= Proposals (play) =

Play

Proposals is a comedy-drama by Neil Simon, his 30th play. After running in Los Angeles and the Kennedy Center in 1997, the play opened on Broadway in 1997.

==Productions==
Proposals had its world premiere at the Ahmanson Theatre in Los Angeles, followed by a run at the Kennedy Center in Washington, DC in October 1997.

The play opened on Broadway at the Broadhurst Theatre on November 6, 1997
and closed on January 11, 1998 after 76 performances and 11 previews. Directed by Joe Mantello, the cast included Kelly Bishop, Suzanne Cryer Katie Finneran, Dick Latessa, Peter Rini as Vinnie and L. Scott Caldwell as Clemma. The sets were by John Lee Beatty, costumes by Jane Greenwood, lighting by Brian MacDevitt and incidental music by Stephen Flaherty.

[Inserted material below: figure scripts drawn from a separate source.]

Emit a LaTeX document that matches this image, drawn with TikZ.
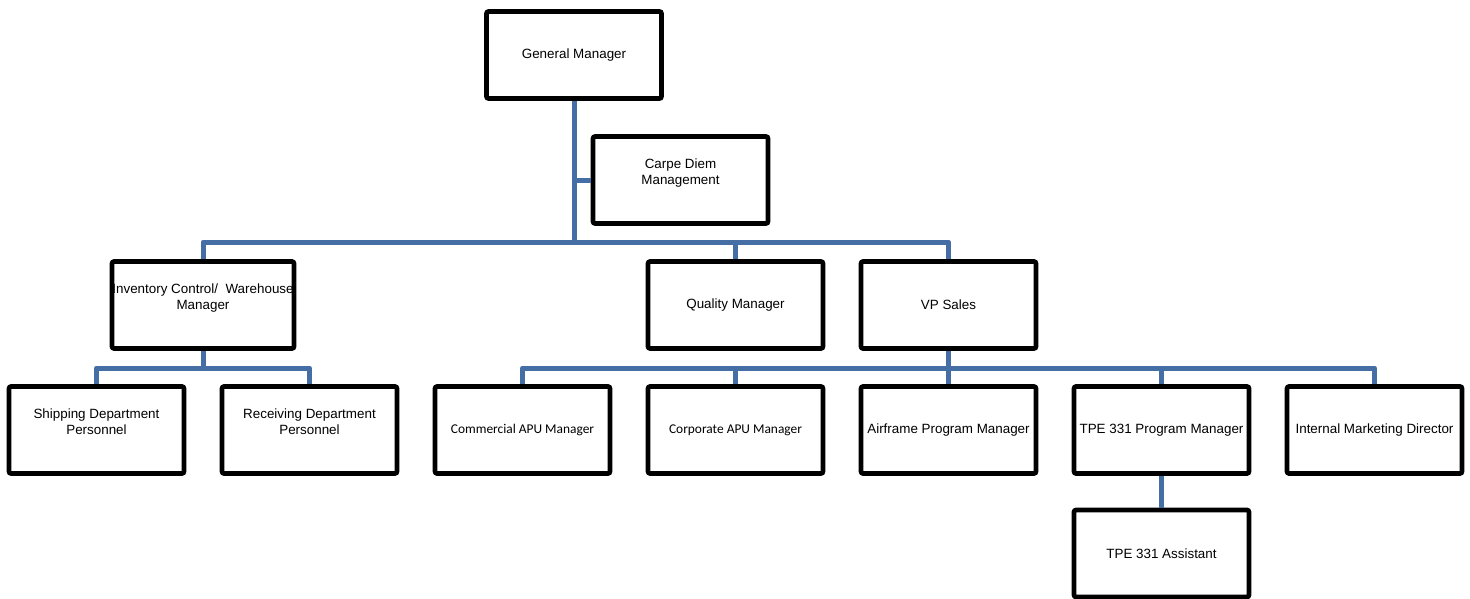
\documentclass[tikz,border=0pt]{standalone}
\usepackage{fontspec}
\setmainfont{Liberation Sans}
\newfontfamily\calfont{Carlito}
\definecolor{linkblue}{RGB}{68,110,164}
\begin{document}
\begin{tikzpicture}[x=1pt,y=-1pt,
  box/.style={draw=black,line width=4.6pt,rounded corners=2pt,fill=white,
    minimum width=175pt,minimum height=87pt,inner sep=0pt,align=center,
    font=\fontsize{13.4}{16}\selectfont},
  link/.style={draw=linkblue,line width=5pt,line join=round}]
\useasboundingbox (0,0) rectangle (1470,599);
% boxes
\node[box] (gm) at (574,55) {General Manager};
\node[box] (carpe) at (680.5,180) {Carpe Diem\\Management\\~};
\node[box,minimum width=182pt] (inv) at (203,305) {Inventory Control/\ \ Warehouse\\Manager\\~};
\node[box] (qual) at (735.5,305) {Quality Manager};
\node[box] (vp) at (948.5,305) {VP Sales};
\node[box] (ship) at (96.5,430) {Shipping Department\\Personnel\\~};
\node[box] (recv) at (309.5,430) {Receiving Department\\Personnel\\~};
\node[box] (comm) at (522.5,430) {\calfont Commercial APU Manager};
\node[box] (corp) at (735.5,430) {\calfont Corporate APU Manager};
\node[box] (air) at (948.5,430) {Airframe Program Manager};
\node[box] (tpe) at (1161.5,430) {TPE 331 Program Manager};
\node[box] (imd) at (1374.5,430) {Internal Marketing Director};
\node[box] (asst) at (1161.5,553.5) {TPE 331 Assistant};
% bus points
\coordinate (b1) at (574,242);
\coordinate (b2) at (203,368);
\coordinate (b3) at (948.5,368);
% connectors
\draw[link] (gm.south) -- (b1);
\draw[link] (gm.south |- carpe.west) -- (carpe.west);
\draw[link] (inv.north) |- (b1) -| (vp.north);
\draw[link] (qual.north) -- (qual.north |- b1);
\draw[link] (inv.south) -- (b2);
\draw[link] (ship.north) |- (b2) -| (recv.north);
\draw[link] (vp.south) -- (b3);
\draw[link] (comm.north) |- (b3) -| (imd.north);
\draw[link] (corp.north) -- (corp.north |- b3);
\draw[link] (b3) -- (air.north);
\draw[link] (tpe.north) -- (tpe.north |- b3);
\draw[link] (tpe.south) -- (asst.north);
\end{tikzpicture}
\end{document}
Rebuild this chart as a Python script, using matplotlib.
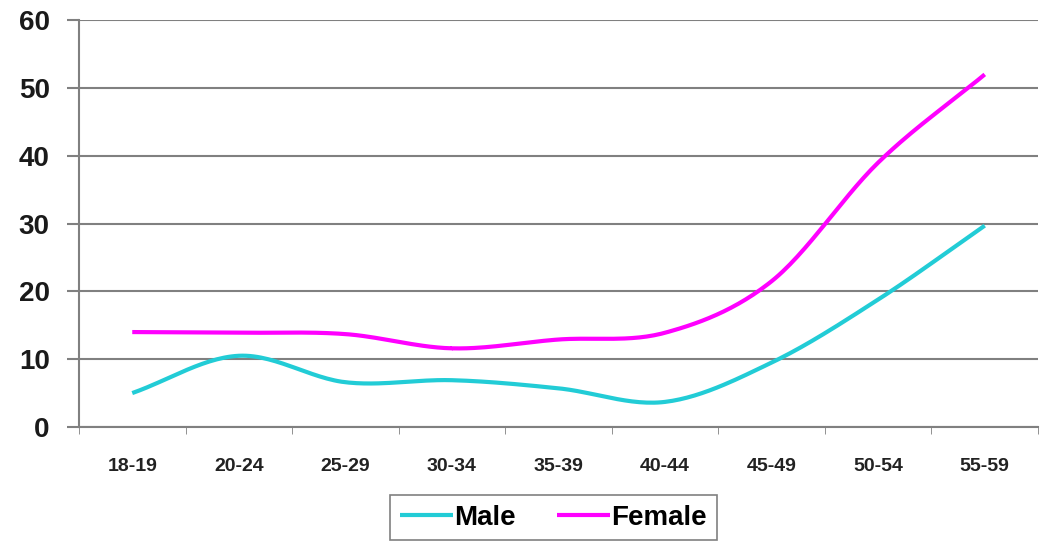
import numpy as np
import matplotlib
matplotlib.use("Agg")
import matplotlib.pyplot as plt

plt.rcParams['font.family'] = ['Liberation Sans', 'DejaVu Sans']

# 数据
age_groups = ['18-19', '20-24', '25-29', '30-34', '35-39', '40-44', '45-49', '50-54', '55-59']
male = [5.0, 10.5, 6.6, 6.9, 5.7, 3.7, 9.5, 18.8, 29.7]
female = [14.0, 13.9, 13.7, 11.6, 12.9, 13.9, 21.5, 39.0, 52.0]


# 平滑曲线 (Catmull-Rom, 类似 Excel 的平滑线)
def smooth(x, y, n=30):
    x = np.asarray(x, float)
    y = np.asarray(y, float)
    px = np.concatenate([[2 * x[0] - x[1]], x, [2 * x[-1] - x[-2]]])
    py = np.concatenate([[2 * y[0] - y[1]], y, [2 * y[-1] - y[-2]]])
    xs, ys = [], []
    t = np.linspace(0, 1, n)
    for i in range(1, len(px) - 2):
        for p, out in ((px, xs), (py, ys)):
            p0, p1, p2, p3 = p[i - 1], p[i], p[i + 1], p[i + 2]
            out.append(0.5 * ((2 * p1) + (-p0 + p2) * t
                              + (2 * p0 - 5 * p1 + 4 * p2 - p3) * t ** 2
                              + (-p0 + 3 * p1 - 3 * p2 + p3) * t ** 3))
    return np.concatenate(xs), np.concatenate(ys)


fig = plt.figure(figsize=(10.5, 5.46), dpi=100)
ax = fig.add_axes([0.0752, 0.218, 0.9134, 0.745])

x = np.arange(len(age_groups))
mx, my = smooth(x, male)
fx, fy = smooth(x, female)
ax.plot(mx, my, color='#22CCD6', lw=3, label='Male', solid_capstyle='butt')
ax.plot(fx, fy, color='#FF00FF', lw=3, label='Female', solid_capstyle='butt')

ax.set_xlim(-0.5, len(age_groups) - 0.5)
ax.set_ylim(0, 60)
ax.set_yticks(range(0, 61, 10))
ax.set_yticklabels([str(v) for v in range(0, 61, 10)], fontsize=20, fontweight='bold',
                   color='#1a1a1a')
ax.yaxis.grid(True, color='#808080', lw=1.5)
ax.set_axisbelow(True)

ax.set_xticks(x)
ax.set_xticklabels(age_groups, fontsize=14, fontweight='bold', color='#222222')
ax.set_xticks(np.arange(-0.5, len(age_groups), 1), minor=True)
ax.tick_params(axis='x', which='major', length=0, pad=22)
ax.tick_params(axis='x', which='minor', length=5, color='#808080', direction='out')
ax.tick_params(axis='y', length=9, color='#808080', width=1.5, pad=12)

for s in ['top', 'right']:
    ax.spines[s].set_visible(False)
for s in ['left', 'bottom']:
    ax.spines[s].set_color('#808080')
    ax.spines[s].set_linewidth(1.5)

leg = fig.legend(loc='upper center', bbox_to_anchor=(0.527, 1 - 495 / 546), ncol=2,
                 frameon=True, fancybox=False, handlelength=1.9, handletextpad=0.05,
                 columnspacing=1.5, prop={'size': 20, 'weight': 'bold'},
                 borderpad=0.35, borderaxespad=0)
leg.get_frame().set_edgecolor('#606060')
leg.get_frame().set_linewidth(1.2)

fig.savefig('out.png', dpi=100)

Proposals had "one of the shortest runs ever for a Neil Simon play on Broadway. Only Fools (1981) had a shorter run, with 40 performances."

==Plot overview==
A nostalgic memory play, Proposals recalls one idyllic afternoon in the summer of 1953, the last time the Hines family gathers at its retreat in the Poconos. Clemma, the family's African-American housekeeper (and the story's narrator), dreads a visit from the husband who deserted her years before. Burt Hines, a recovering workaholic convalescing from a second heart attack, looks forward to the arrival of the ex-wife he still loves. Burt's daughter Josie has just broken her engagement to Ken, an intense Harvard law student, and she yearns for his buddy Ray, an aspiring writer with whom she had a brief affair. Ray shows up with a striking but dim-witted model on his arm, and a young Miami gangster with a gift for malapropisms adds a note of hilarity to the gathering.

==Reception==
Ben Brantley, in his review for The New York Times wrote: "Mr. Simon has been blessed with an unusual facility for zippy dialogue and innately involving, neatly shaped stories, but a rich sense of character has always come less easily to him....With Proposals, unfortunately, there's little sense that the people on the stage are more than conduits for the jokes and the plot. Still, how could a playwright with more than two dozen Broadway productions in 30-some years not go on automatic pilot from time to time?"